I believe in holy, for each breath is holy. I believe in sacred, for each step is sacred: we have but to be mindful and know it.

God the noun is an ultimate cause of things. God the adjective is a quality we can perceive of the flow of all the causal forces, none of them ultimate, interacting continuously.

John Steinbeck wrote that
"Sometimes a kind of glory lights up the [human] mind...it is a feeling in the stomach, a delight of the nerves, or the forearms. The skin tastes like air, and every deep-drawn breath is sweet. Its beginning has the pleasure of a great stretching yawn."
We have experienced moments with those qualities.

God the Adverb

God the adverb expands on the idea of God the adjective. While adjectives modify nouns, adverbs modify verbs or adjectives or other adverbs. So things, events, experiences can have the God quality – and so can activities, and qualities themselves.

God the Interjection

Oh, God!

This is the most popular of all uses of God, isn’t it?

Interjections don’t assert, don’t make a claim, nor are they any part of the content of an assertion or claim. They just express. They are the speech of the speechless. Interjections are what we use when we are filled with something, and it wants to come out, but we don’t know what to say. They are a moan, or a yelp, or cry, beyond what we can articulate.

God is wow. God is ouch. God is yippee! God is arrgh! God is hmm. God is "yum!" and God is "ew, yuck." And certainly God is "Oh, God!"

“Oh, God!” may be the most honest -- and ultimately the most accurate -- God-talk there is. To that, I have just one further interjection:



  1. " It's a common reply, when someone says they don’t believe in God, to answer: 'Tell me about this God you don't believe in, because I probably don't believe in that one either.'"

    This dismissive quip towards atheists comes from the late Rev. Forrest Church. A dismissive quip deserves a dismissive reply which already exists in the blogosphere -- "I don't believe in a god that exists."

  2. Steve, Thanks for reading, and thanks for filling in the attribution to Forrest Church. Hope things are going well for you out in Bossier City, LA.

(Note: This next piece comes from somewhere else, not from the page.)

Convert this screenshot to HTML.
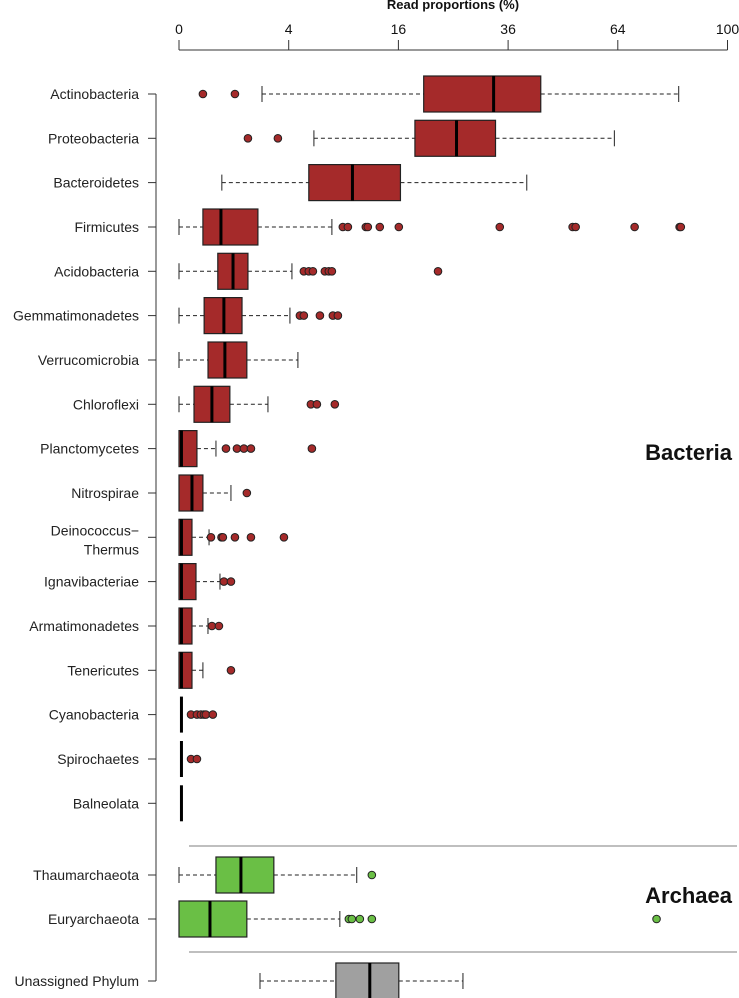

    Don't know if you made it past my first paragraph. It seems to me that "God doesn't exist" (or "I don't believe in a God that exists") is as vacuous a thing to say as "God exists" is. Both assertions are without ontological content and serve only to affirm one's tribal identification.

    That said, we humans are, after all, made to be tribal beings. Our tribe can't help but matter to us (though it need not matter a lot). I'm gathering that you identify with the tribe that names itself "atheists" -- and regardless of whether the name has any more content to it than "Bears" has as the name of the Chicago football team, you'd like your tribe to be treated more respectfully -- is that right?

  3. Don't know if you made it past my first paragraph. It seems to me that "God doesn't exist" (or "I don't believe in a God that exists") is as vacuous a thing to say as "God exists" is. Both assertions are without ontological content and serve only to affirm one's tribal identification.


    I did read your entire article. It's amazing the linguistic gymnastics and contortions that are needed to keep the word "god" in discussions beyond being a character in ancient texts.

    The "I don't believe in a God that exists" is intended as a dismissive reply to those who use the Forrest Church quip. Nothing more, nothing less.

    In terms of serious ontological discussion, all I can say is that evidence for the existence of any god or gods is lacking at this time. Of course, absence of evidence isn't evidence of absence.

    But any burden of proof is the responsibility of a person making the positive claim.

    1. Hullo, Steve,

      Of course, if "god" is the name we give to "all the evidence that there is," then there isn't any evidence of anything that isn't also evidence of god. You see?